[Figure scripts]

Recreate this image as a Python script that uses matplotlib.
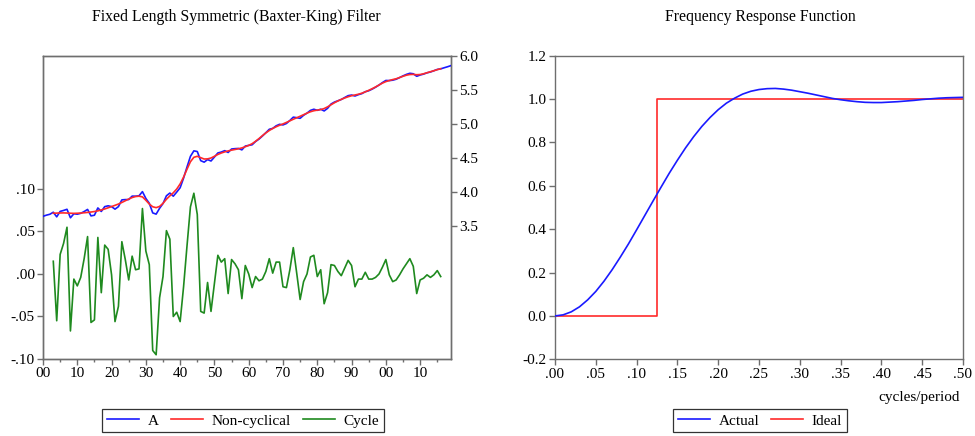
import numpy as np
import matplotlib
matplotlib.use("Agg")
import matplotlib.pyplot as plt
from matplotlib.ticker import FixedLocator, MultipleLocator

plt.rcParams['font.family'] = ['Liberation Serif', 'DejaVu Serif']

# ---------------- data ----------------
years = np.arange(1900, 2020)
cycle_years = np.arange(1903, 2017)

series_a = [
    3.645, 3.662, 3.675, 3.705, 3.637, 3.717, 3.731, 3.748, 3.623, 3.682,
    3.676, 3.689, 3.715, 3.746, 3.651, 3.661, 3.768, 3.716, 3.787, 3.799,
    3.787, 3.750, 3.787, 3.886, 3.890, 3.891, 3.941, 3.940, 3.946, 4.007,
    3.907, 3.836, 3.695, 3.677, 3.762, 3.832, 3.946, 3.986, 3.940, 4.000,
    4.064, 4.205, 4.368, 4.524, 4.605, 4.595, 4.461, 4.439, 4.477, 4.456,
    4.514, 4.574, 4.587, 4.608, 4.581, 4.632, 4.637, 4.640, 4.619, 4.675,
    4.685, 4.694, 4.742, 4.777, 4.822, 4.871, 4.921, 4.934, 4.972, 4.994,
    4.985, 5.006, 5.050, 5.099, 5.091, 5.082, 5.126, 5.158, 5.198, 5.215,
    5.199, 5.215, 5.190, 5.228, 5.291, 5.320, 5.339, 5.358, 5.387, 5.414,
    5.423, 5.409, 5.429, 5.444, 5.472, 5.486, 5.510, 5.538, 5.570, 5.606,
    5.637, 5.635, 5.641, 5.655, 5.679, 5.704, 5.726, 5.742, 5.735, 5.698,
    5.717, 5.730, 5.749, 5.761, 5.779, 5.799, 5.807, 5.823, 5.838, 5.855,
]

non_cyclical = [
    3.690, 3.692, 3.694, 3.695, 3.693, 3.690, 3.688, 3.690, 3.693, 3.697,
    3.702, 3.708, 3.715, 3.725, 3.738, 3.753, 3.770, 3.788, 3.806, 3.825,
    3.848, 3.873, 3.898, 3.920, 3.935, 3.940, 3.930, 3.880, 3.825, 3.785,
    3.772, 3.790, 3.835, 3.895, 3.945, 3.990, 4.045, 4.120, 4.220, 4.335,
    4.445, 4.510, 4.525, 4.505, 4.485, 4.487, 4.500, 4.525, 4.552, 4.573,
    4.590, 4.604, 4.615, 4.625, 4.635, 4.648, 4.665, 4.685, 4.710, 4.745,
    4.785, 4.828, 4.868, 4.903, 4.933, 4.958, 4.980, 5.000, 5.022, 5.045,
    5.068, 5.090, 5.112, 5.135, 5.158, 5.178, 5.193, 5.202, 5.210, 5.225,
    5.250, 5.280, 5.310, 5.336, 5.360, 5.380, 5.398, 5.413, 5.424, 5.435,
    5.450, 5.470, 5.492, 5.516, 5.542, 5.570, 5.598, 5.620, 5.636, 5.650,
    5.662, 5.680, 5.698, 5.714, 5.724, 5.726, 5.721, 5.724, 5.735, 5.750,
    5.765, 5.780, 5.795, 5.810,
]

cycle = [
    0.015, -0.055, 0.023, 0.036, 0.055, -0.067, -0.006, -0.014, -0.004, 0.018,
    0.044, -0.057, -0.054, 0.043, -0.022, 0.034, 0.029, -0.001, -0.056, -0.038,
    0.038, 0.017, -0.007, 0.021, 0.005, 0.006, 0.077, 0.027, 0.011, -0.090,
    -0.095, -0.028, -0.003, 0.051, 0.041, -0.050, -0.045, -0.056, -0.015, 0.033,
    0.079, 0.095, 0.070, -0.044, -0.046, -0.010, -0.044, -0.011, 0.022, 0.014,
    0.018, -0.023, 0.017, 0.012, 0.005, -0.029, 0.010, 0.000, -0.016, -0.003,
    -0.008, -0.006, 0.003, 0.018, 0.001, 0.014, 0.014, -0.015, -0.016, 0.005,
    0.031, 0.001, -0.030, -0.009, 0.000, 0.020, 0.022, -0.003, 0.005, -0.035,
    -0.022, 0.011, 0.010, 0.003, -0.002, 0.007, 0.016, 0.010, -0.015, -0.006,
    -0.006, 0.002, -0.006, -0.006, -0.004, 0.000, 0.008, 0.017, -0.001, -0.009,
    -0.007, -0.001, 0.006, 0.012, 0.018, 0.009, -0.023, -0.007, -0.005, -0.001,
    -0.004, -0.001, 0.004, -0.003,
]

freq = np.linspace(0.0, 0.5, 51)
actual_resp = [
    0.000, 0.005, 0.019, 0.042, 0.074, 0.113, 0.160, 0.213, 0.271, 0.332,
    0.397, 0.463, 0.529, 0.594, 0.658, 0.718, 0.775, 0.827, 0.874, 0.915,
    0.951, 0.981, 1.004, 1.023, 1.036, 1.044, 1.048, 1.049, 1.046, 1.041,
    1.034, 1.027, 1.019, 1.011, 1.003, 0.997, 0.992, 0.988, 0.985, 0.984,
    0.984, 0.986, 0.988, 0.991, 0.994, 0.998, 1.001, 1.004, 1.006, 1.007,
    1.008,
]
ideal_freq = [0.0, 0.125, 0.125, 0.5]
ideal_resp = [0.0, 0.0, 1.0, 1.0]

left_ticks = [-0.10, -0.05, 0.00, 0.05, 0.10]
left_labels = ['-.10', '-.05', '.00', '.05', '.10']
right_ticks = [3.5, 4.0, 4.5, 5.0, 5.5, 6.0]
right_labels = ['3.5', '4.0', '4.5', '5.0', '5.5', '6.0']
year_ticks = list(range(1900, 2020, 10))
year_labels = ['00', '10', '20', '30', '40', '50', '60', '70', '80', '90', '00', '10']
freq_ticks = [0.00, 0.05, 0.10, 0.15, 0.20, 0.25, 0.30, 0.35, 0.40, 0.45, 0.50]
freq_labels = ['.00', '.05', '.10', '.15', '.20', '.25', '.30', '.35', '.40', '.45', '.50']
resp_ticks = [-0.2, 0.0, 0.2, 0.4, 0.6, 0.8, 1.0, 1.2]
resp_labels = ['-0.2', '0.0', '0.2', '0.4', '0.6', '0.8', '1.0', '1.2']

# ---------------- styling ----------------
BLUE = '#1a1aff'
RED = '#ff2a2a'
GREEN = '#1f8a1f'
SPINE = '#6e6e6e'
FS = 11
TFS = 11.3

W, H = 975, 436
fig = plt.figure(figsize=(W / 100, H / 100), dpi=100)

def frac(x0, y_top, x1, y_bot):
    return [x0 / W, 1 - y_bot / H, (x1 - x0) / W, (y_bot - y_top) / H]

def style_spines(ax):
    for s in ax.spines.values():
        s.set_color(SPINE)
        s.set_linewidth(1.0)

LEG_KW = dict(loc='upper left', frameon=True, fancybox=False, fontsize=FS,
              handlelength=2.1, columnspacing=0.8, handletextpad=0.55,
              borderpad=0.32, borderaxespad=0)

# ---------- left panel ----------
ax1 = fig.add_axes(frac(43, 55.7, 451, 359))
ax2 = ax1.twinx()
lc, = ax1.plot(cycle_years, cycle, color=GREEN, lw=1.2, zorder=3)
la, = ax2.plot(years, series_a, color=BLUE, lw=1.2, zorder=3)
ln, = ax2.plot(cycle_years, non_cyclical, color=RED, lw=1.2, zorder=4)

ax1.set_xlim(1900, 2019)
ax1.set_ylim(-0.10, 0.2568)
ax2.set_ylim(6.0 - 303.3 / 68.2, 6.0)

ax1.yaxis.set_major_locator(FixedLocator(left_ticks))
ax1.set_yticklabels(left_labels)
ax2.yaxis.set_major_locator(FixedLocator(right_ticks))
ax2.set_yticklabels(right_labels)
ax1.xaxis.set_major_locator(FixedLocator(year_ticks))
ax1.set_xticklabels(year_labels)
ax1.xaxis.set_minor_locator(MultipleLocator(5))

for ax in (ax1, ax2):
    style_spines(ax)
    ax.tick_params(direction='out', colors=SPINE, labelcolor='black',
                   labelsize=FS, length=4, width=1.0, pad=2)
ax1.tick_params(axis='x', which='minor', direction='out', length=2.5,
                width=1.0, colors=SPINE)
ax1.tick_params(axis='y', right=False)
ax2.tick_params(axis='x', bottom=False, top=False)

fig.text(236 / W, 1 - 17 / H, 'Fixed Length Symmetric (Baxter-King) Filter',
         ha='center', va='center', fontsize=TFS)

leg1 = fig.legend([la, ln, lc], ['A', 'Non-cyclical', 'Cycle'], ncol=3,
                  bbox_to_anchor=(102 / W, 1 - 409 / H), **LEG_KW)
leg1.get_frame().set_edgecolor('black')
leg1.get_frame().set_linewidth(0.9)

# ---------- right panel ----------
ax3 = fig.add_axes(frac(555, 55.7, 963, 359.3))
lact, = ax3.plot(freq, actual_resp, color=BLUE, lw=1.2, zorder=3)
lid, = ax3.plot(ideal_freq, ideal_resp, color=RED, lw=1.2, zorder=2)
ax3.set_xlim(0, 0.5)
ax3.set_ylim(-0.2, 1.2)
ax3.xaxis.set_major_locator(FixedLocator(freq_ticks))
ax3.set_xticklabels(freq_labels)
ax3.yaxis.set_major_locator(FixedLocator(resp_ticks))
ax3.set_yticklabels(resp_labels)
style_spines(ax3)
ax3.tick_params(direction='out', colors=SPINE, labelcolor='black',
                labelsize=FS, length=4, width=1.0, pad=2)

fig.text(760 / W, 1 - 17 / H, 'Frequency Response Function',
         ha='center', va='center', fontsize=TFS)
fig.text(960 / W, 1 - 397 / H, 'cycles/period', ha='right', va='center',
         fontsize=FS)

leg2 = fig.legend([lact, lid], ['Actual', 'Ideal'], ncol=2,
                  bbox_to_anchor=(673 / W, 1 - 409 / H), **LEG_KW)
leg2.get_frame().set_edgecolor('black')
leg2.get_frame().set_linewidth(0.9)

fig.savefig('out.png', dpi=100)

---

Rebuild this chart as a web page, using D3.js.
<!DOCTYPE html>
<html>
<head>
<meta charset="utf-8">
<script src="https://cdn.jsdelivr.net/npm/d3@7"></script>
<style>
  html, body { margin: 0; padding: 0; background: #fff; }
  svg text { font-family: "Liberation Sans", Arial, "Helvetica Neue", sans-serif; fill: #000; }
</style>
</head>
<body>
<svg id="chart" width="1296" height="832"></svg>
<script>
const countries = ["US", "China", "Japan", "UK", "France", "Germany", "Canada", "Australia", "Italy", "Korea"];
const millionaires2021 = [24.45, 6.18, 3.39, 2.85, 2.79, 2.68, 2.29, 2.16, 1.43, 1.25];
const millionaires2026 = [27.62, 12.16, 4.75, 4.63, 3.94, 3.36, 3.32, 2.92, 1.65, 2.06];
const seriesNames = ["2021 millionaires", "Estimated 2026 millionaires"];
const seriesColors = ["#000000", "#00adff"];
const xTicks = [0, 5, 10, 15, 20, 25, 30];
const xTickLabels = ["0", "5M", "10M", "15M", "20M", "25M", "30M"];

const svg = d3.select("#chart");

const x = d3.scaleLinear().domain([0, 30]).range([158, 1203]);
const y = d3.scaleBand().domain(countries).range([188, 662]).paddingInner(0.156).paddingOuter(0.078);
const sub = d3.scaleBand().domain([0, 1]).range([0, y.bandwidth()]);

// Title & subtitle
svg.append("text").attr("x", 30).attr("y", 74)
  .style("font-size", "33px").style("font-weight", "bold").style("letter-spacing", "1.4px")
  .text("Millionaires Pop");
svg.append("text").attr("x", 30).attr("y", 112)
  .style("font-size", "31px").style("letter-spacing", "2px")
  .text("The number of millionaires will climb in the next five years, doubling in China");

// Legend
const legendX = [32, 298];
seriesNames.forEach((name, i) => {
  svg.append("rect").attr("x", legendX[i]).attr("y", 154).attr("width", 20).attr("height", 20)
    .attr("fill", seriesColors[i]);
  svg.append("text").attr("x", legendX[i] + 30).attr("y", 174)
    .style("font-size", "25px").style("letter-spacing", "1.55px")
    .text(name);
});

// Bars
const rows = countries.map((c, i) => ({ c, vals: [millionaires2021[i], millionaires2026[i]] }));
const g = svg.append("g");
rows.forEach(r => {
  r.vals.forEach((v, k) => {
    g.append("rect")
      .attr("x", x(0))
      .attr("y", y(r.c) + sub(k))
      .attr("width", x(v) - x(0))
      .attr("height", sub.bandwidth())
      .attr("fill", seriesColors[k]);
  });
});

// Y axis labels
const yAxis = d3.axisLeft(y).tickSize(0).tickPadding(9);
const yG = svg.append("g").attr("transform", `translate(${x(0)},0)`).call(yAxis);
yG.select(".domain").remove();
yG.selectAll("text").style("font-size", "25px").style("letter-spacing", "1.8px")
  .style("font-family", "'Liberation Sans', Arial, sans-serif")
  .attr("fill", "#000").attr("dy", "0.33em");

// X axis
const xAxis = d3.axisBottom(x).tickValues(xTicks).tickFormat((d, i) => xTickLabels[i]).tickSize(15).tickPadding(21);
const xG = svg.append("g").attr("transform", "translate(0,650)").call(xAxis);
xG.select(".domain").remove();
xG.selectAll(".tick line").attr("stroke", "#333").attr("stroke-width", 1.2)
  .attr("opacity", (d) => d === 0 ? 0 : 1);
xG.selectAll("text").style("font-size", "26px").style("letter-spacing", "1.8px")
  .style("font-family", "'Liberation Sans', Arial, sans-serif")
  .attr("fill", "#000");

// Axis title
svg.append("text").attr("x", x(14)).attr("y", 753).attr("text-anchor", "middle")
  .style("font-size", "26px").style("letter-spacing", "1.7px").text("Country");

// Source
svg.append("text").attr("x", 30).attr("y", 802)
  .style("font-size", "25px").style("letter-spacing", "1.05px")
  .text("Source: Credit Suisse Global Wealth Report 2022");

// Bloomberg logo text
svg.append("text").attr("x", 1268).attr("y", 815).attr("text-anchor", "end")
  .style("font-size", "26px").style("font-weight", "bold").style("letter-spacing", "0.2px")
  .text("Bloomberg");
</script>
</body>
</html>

AIM OF THE TASK: Your task is to pick out every line with the string "chart" and copy it.

RESULT OF THE EXERCISE:
Rebuild this chart as a web page, using D3.js.
<svg id="chart" width="1296" height="832"></svg>
const svg = d3.select("#chart");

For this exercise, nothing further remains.